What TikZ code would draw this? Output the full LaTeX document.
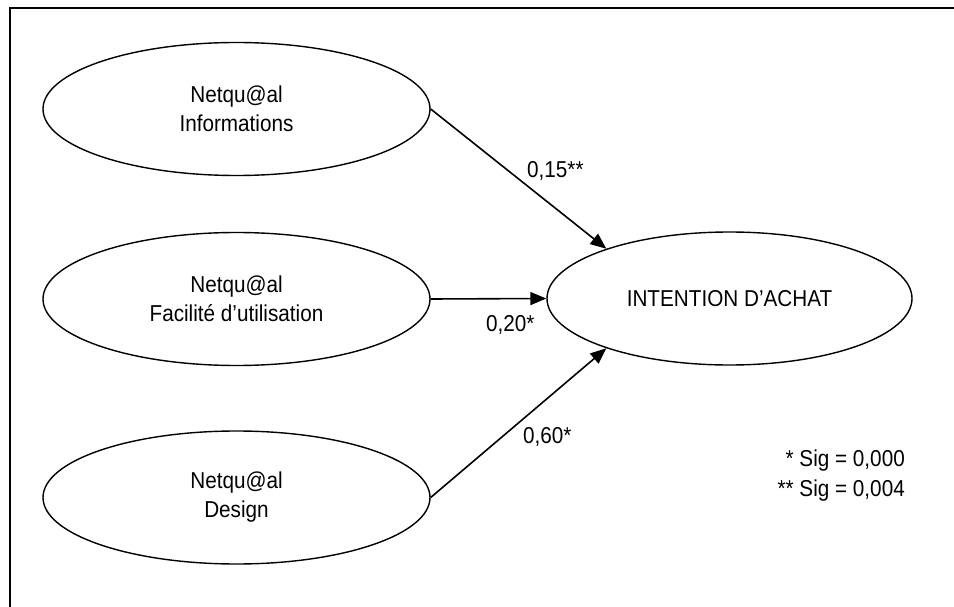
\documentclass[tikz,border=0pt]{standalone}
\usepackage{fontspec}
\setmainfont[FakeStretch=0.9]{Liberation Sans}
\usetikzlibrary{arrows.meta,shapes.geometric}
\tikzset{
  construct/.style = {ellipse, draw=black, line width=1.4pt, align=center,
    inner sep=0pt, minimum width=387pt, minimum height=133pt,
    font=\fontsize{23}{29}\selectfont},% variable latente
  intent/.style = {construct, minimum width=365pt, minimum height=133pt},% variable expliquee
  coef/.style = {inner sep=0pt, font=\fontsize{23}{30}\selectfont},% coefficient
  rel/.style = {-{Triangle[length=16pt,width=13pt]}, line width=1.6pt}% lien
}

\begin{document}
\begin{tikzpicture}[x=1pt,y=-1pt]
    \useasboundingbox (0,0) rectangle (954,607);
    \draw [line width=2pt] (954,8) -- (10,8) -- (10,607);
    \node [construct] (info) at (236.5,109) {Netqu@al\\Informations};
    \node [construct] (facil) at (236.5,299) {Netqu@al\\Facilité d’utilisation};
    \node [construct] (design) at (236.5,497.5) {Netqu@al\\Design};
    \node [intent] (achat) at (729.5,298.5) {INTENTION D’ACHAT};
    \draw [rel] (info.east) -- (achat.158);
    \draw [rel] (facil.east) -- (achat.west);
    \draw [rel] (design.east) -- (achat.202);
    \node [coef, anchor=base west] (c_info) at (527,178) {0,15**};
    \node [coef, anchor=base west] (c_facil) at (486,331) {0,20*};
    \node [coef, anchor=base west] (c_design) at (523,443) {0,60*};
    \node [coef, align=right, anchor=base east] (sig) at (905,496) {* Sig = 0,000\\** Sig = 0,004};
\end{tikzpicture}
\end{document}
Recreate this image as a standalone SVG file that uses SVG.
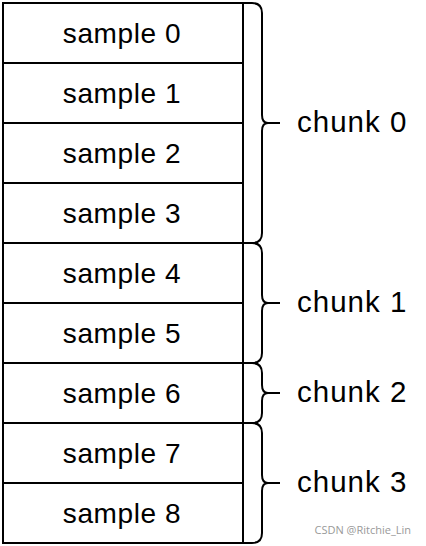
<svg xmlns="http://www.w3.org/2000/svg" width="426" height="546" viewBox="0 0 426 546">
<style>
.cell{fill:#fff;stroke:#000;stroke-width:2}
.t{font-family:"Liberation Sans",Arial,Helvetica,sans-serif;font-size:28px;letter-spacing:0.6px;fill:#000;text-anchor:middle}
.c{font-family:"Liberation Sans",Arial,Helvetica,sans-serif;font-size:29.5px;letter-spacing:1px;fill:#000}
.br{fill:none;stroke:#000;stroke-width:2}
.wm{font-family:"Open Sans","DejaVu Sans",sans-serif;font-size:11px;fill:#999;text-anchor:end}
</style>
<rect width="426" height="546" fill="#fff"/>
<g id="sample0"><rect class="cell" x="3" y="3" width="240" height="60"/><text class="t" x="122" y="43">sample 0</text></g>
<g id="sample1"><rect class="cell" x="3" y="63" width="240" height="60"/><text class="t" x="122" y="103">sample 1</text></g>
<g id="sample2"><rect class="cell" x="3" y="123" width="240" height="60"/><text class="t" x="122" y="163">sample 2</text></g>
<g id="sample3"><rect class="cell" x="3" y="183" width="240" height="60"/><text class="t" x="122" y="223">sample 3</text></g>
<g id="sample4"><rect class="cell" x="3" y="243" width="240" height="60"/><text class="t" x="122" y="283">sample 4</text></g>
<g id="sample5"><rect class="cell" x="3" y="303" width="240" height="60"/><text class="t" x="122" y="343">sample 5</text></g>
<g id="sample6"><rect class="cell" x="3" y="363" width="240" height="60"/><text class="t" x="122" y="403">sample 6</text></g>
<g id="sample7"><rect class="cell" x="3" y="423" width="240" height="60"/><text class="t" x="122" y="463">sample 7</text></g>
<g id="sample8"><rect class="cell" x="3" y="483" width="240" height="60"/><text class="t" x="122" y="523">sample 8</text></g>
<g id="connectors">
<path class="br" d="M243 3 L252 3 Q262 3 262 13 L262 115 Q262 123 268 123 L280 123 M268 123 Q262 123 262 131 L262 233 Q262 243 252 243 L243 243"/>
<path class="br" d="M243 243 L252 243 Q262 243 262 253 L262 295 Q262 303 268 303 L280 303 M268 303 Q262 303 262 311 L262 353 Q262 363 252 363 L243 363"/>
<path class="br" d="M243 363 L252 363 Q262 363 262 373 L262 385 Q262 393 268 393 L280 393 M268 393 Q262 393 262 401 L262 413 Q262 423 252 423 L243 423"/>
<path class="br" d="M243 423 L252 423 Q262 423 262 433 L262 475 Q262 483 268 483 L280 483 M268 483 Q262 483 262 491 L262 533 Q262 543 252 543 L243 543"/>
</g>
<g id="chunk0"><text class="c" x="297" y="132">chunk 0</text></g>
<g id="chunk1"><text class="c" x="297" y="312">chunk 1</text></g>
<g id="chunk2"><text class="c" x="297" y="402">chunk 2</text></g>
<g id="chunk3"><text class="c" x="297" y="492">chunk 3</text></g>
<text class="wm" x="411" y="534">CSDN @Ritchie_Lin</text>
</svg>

=== To do ===
Keep the pictures out of the copy and return the rest of the data above exactly.

=== Complete response ===
What TikZ code would draw this? Output the full LaTeX document.
\documentclass[tikz,border=0pt]{standalone}
\usepackage{fontspec}
\setmainfont[FakeStretch=0.9]{Liberation Sans}
\usetikzlibrary{arrows.meta,shapes.geometric}
\tikzset{
  construct/.style = {ellipse, draw=black, line width=1.4pt, align=center,
    inner sep=0pt, minimum width=387pt, minimum height=133pt,
    font=\fontsize{23}{29}\selectfont},% variable latente
  intent/.style = {construct, minimum width=365pt, minimum height=133pt},% variable expliquee
  coef/.style = {inner sep=0pt, font=\fontsize{23}{30}\selectfont},% coefficient
  rel/.style = {-{Triangle[length=16pt,width=13pt]}, line width=1.6pt}% lien
}

\begin{document}
\begin{tikzpicture}[x=1pt,y=-1pt]
    \useasboundingbox (0,0) rectangle (954,607);
    \draw [line width=2pt] (954,8) -- (10,8) -- (10,607);
    \node [construct] (info) at (236.5,109) {Netqu@al\\Informations};
    \node [construct] (facil) at (236.5,299) {Netqu@al\\Facilité d’utilisation};
    \node [construct] (design) at (236.5,497.5) {Netqu@al\\Design};
    \node [intent] (achat) at (729.5,298.5) {INTENTION D’ACHAT};
    \draw [rel] (info.east) -- (achat.158);
    \draw [rel] (facil.east) -- (achat.west);
    \draw [rel] (design.east) -- (achat.202);
    \node [coef, anchor=base west] (c_info) at (527,178) {0,15**};
    \node [coef, anchor=base west] (c_facil) at (486,331) {0,20*};
    \node [coef, anchor=base west] (c_design) at (523,443) {0,60*};
    \node [coef, align=right, anchor=base east] (sig) at (905,496) {* Sig = 0,000\\** Sig = 0,004};
\end{tikzpicture}
\end{document}
Recreate this image as a standalone SVG file that uses SVG.
<svg xmlns="http://www.w3.org/2000/svg" width="426" height="546" viewBox="0 0 426 546">
<style>
.cell{fill:#fff;stroke:#000;stroke-width:2}
.t{font-family:"Liberation Sans",Arial,Helvetica,sans-serif;font-size:28px;letter-spacing:0.6px;fill:#000;text-anchor:middle}
.c{font-family:"Liberation Sans",Arial,Helvetica,sans-serif;font-size:29.5px;letter-spacing:1px;fill:#000}
.br{fill:none;stroke:#000;stroke-width:2}
.wm{font-family:"Open Sans","DejaVu Sans",sans-serif;font-size:11px;fill:#999;text-anchor:end}
</style>
<rect width="426" height="546" fill="#fff"/>
<g id="sample0"><rect class="cell" x="3" y="3" width="240" height="60"/><text class="t" x="122" y="43">sample 0</text></g>
<g id="sample1"><rect class="cell" x="3" y="63" width="240" height="60"/><text class="t" x="122" y="103">sample 1</text></g>
<g id="sample2"><rect class="cell" x="3" y="123" width="240" height="60"/><text class="t" x="122" y="163">sample 2</text></g>
<g id="sample3"><rect class="cell" x="3" y="183" width="240" height="60"/><text class="t" x="122" y="223">sample 3</text></g>
<g id="sample4"><rect class="cell" x="3" y="243" width="240" height="60"/><text class="t" x="122" y="283">sample 4</text></g>
<g id="sample5"><rect class="cell" x="3" y="303" width="240" height="60"/><text class="t" x="122" y="343">sample 5</text></g>
<g id="sample6"><rect class="cell" x="3" y="363" width="240" height="60"/><text class="t" x="122" y="403">sample 6</text></g>
<g id="sample7"><rect class="cell" x="3" y="423" width="240" height="60"/><text class="t" x="122" y="463">sample 7</text></g>
<g id="sample8"><rect class="cell" x="3" y="483" width="240" height="60"/><text class="t" x="122" y="523">sample 8</text></g>
<g id="connectors">
<path class="br" d="M243 3 L252 3 Q262 3 262 13 L262 115 Q262 123 268 123 L280 123 M268 123 Q262 123 262 131 L262 233 Q262 243 252 243 L243 243"/>
<path class="br" d="M243 243 L252 243 Q262 243 262 253 L262 295 Q262 303 268 303 L280 303 M268 303 Q262 303 262 311 L262 353 Q262 363 252 363 L243 363"/>
<path class="br" d="M243 363 L252 363 Q262 363 262 373 L262 385 Q262 393 268 393 L280 393 M268 393 Q262 393 262 401 L262 413 Q262 423 252 423 L243 423"/>
<path class="br" d="M243 423 L252 423 Q262 423 262 433 L262 475 Q262 483 268 483 L280 483 M268 483 Q262 483 262 491 L262 533 Q262 543 252 543 L243 543"/>
</g>
<g id="chunk0"><text class="c" x="297" y="132">chunk 0</text></g>
<g id="chunk1"><text class="c" x="297" y="312">chunk 1</text></g>
<g id="chunk2"><text class="c" x="297" y="402">chunk 2</text></g>
<g id="chunk3"><text class="c" x="297" y="492">chunk 3</text></g>
<text class="wm" x="411" y="534">CSDN @Ritchie_Lin</text>
</svg>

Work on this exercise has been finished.